Last time I brought up Appreciation and this time I will spend time on Affirmation.
Affirmation is kin to appreciation because both are the recognition of another’s efforts.
He said to them, "But who do you say that I am?" Simon Peter answered and said, "You are the Christ, the
Son of the living God." Jesus answered and said to him, "Blessed are you, Simon Bar-Jonah, for flesh and blood has not revealed
this to you, but My Father who is in heaven. (Matthew 16:15-17 NKJV)
Mothers are good at affirmation. Refrigerators are loaded with the efforts of their children. I remember,
when I was in grade school, I made a thing of ceramic clay. As I remember it, it was horrible, I had notched it for an ash
tray and I painted it bright red. My mom kept that thing on a shelf for many years. Like the ash tray and the many childish
pictures, when we tell the one who did it they did good we affirm several things; one, that they are valuable to us, two,
that we do appreciate what they had tried to do, three, we affirm that they should never stop doing these kind of things.
But it is not just children that need affirmation.
A man was constantly being nagged by his wife to help out around the house and so he tried to do the dishes.

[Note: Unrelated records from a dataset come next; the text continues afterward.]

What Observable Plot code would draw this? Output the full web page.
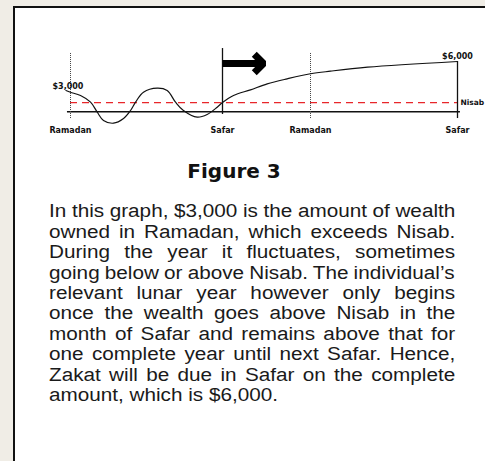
<!DOCTYPE html>
<html><head><meta charset="utf-8">
<script src="https://cdn.jsdelivr.net/npm/d3@7"></script>
<script src="https://cdn.jsdelivr.net/npm/@observablehq/plot@0.6"></script>
<style>
html,body{margin:0;padding:0;width:485px;height:461px;overflow:hidden;background:#f0ede6;}
#box{position:absolute;left:13px;top:6px;width:480px;height:470px;background:#fff;border-left:2px solid #111;border-top:2px solid #111;}
#chart{position:absolute;left:0;top:0;}
#title{position:absolute;left:234px;top:161px;transform:translateX(-50%);font:bold 20px/20px "DejaVu Sans";color:#111;white-space:nowrap;}
.line{position:absolute;left:49px;white-space:nowrap;font:18px/18px "Liberation Sans";color:#1a1a1a;transform-origin:0 0;}
</style></head><body>
<div id="box"></div>
<div id="chart"></div>
<div id="title">Figure 3</div>
<div id="para"></div>
<script>
// ---- data ----
const monthLabels = ["Ramadan", "Safar", "Ramadan", "Safar"];
const monthIndex = [0, 1, 2, 3];
const wealthMonth = [-0.03, 0, 0.066, 0.132, 0.176, 0.217, 0.283, 0.349, 0.395, 0.428, 0.48, 0.57, 0.636, 0.691, 0.743, 0.834, 0.899, 0.965, 1.0, 1.125, 1.318, 1.508, 1.735, 2.0, 2.136, 2.388, 3.0];
const wealthValue = [3000, 2820, 2480, 1790, 760, -100, -380, 100, 930, 1790, 2820, 3240, 3000, 1790, 930, 240, 520, 1270, 1750, 2480, 3070, 3690, 4210, 4730, 5000, 5410, 6000];
const nisabValue = 1750;
const baselineValue = 800;
const guideTop = [6930, 7340, 6930, 6000];
const guideBottom = [100, 520, 100, 100];
const arrowFrom = 1, arrowTo = 1.466, arrowValue = 5800;
const startLabel = "$3,000", endLabel = "$6,000", nisabLabel = "Nisab";
const titleText = "Figure 3";
const paragraphLines = [
  "In this graph, $3,000 is the amount of wealth",
  "owned in Ramadan, which exceeds Nisab.",
  "During the year it fluctuates, sometimes",
  "going below or above Nisab. The individual\u2019s",
  "relevant lunar year however only begins",
  "once the wealth goes above Nisab in the",
  "month of Safar and remains above that for",
  "one complete year until next Safar. Hence,",
  "Zakat will be due in Safar on the complete",
  "amount, which is $6,000."
];

// ---- chart ----
// schematic (uneven) spacing of the month markers along the axis
const warp = d3.scaleLinear().domain(monthIndex).range([0, 152, 240, 387]);
const tickPos = monthIndex.map(warp);
const wealth = wealthMonth.map((m, i) => ({x: warp(m), v: wealthValue[i]}));
const guides = monthIndex.map((m, i) => ({x: warp(m), label: monthLabels[i], top: guideTop[i], bottom: guideBottom[i]}));

const chart = Plot.plot({
  width: 485, height: 150,
  marginTop: 0, marginLeft: 0, marginRight: 0, marginBottom: 25,
  style: {background: "transparent", fontFamily: "DejaVu Sans", fontSize: "8px", fontWeight: "bold", color: "#111"},
  x: {type: "linear", domain: [0, 387], range: [70, 457]},
  y: {type: "linear", domain: [0, 6000], range: [119, 61], axis: null},
  marks: [
    Plot.ruleY([baselineValue], {x1: warp(-0.02), x2: warp(3.02), stroke: "#111", strokeWidth: 1.3}),
    Plot.ruleY([nisabValue], {x1: warp(0), x2: warp(3), stroke: "#e8262a", strokeWidth: 1.2, strokeDasharray: "7,5"}),
    Plot.ruleX(guides.filter(d => d.label === "Ramadan"), {x: "x", y1: "bottom", y2: "top", stroke: "#444", strokeDasharray: "1,1", strokeWidth: 1}),
    Plot.ruleX(guides.filter(d => d.label === "Safar"), {x: "x", y1: "bottom", y2: "top", stroke: "#111", strokeWidth: 1.3}),
    Plot.line(wealth, {x: "x", y: "v", curve: "catmull-rom", stroke: "#111", strokeWidth: 1.2}),
    Plot.arrow([{x1: warp(arrowFrom), x2: warp(arrowTo), y: arrowValue}], {x1: "x1", x2: "x2", y1: "y", y2: "y", stroke: "#000", strokeWidth: 7, headAngle: 90, headLength: 2.8, strokeLinejoin: "miter", strokeLinecap: "butt"}),
    Plot.text([startLabel], {x: wealth[0].x, y: wealth[0].v, text: d => d, lineAnchor: "bottom", dy: -2, dx: 2, fill: "#111"}),
    Plot.text([endLabel], {x: wealth[wealth.length - 1].x, y: wealth[wealth.length - 1].v, text: d => d, lineAnchor: "bottom", dy: -3, fill: "#111"}),
    Plot.text([nisabLabel], {x: warp(3), y: nisabValue, text: d => d, textAnchor: "start", dx: 3, fill: "#111", fontSize: 7.5}),
    Plot.axisX(tickPos, {tickFormat: v => monthLabels[tickPos.indexOf(v)], tickSize: 0, tickPadding: 2, label: null, fill: "#111"})
  ]
});
document.getElementById("chart").appendChild(chart);
document.getElementById("title").textContent = titleText;

// ---- paragraph ----
const s = 1.15, targetW = 406, baseline0 = 217.7, lineStep = 20.4;
const para = document.getElementById("para");
paragraphLines.forEach((txt, i) => {
  const d = document.createElement("div");
  d.className = "line";
  d.textContent = txt;
  d.style.top = (baseline0 + i * lineStep - 15.24) + "px";
  para.appendChild(d);
  const nat = d.offsetWidth;
  const spaces = (txt.match(/ /g) || []).length;
  if (i < paragraphLines.length - 1 && spaces) d.style.wordSpacing = ((targetW / s - nat) / spaces) + "px";
  d.style.transform = `scaleX(${s})`;
});
</script>
</body></html>
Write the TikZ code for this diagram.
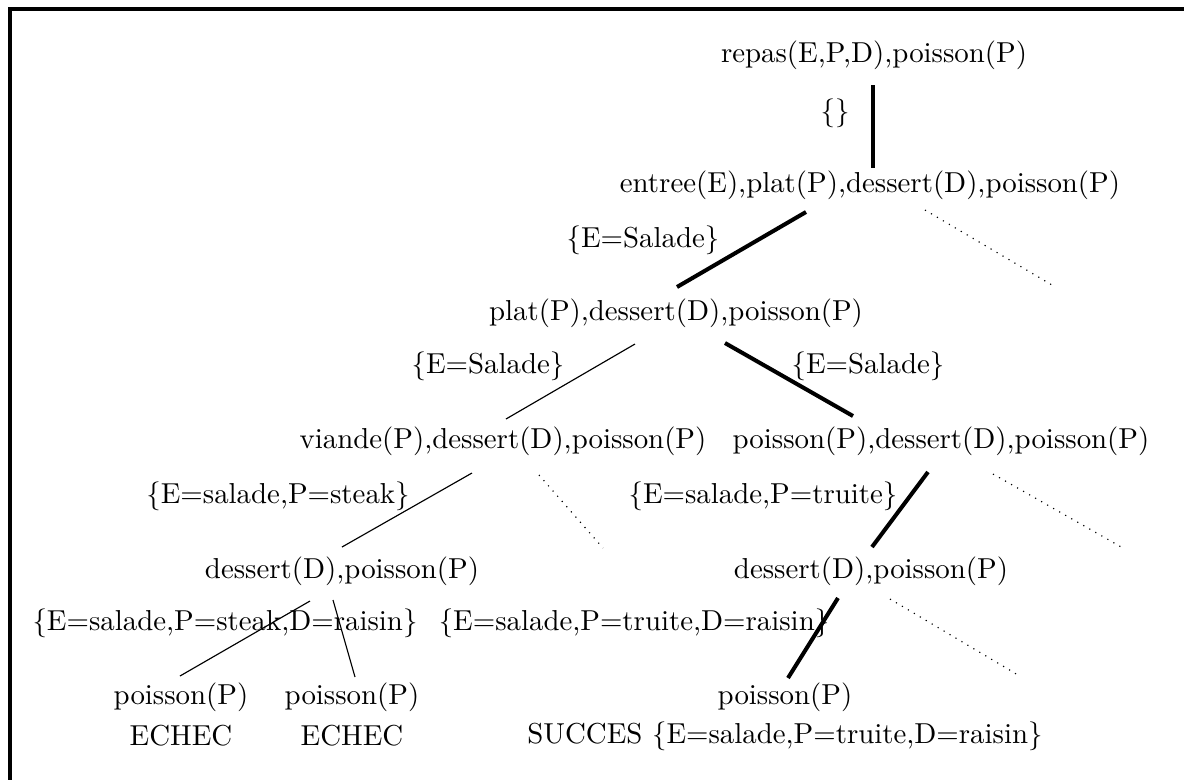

I’m not sure when this took place, but the family did not have a dish washing machine. He says that the first time he
washed the dishes, he would wash dishes until the dish drainer was full, then he would dry those dishes and put them away
and then he would wash another drainer full, dry the dishes and put them away. His wife complained because drying the dishes
with the dish cloth spread germs. So the next night he washed a drainer full of dishes and then went and did something else,
clean the bath tube, to allow the dishes to air dry. Then he put those dishes away and washed more. His wife complained that
he was taking too much time to do the dishes. So the next time he washed all the dishes and stacked the drainer with all the
dishes to air dry. His wife complained that the pile was to precarious and might fall breaking some dishes. The man was completely
demoralized and told his wife he wanted a divorce. As he told the judge, all he really wanted was a little appreciation and
affirmation.
Someone else may not do something our way, but we should give them the affirmation they deserve. I notice
that many people mow their lawn diagonally. I guess they like the pattern. Just suppose that I mowed the lawn diagonally and
one day my son went out and mowed the lawn for me, but he mowed it in straight lines. I could react two ways; I could complain
that he didn’t mow it diagonally. And his reaction just might to never mow the lawn again. Or I could say a simple thank
you, you did a good job. He just might mow it again some time.
You done good. Its not good English, but these are powerful words, especially when accompanied with an expression
of gratitude. You done good, thanks.
Everyone needs appreciation and affirmation from those for whom they work hard to please.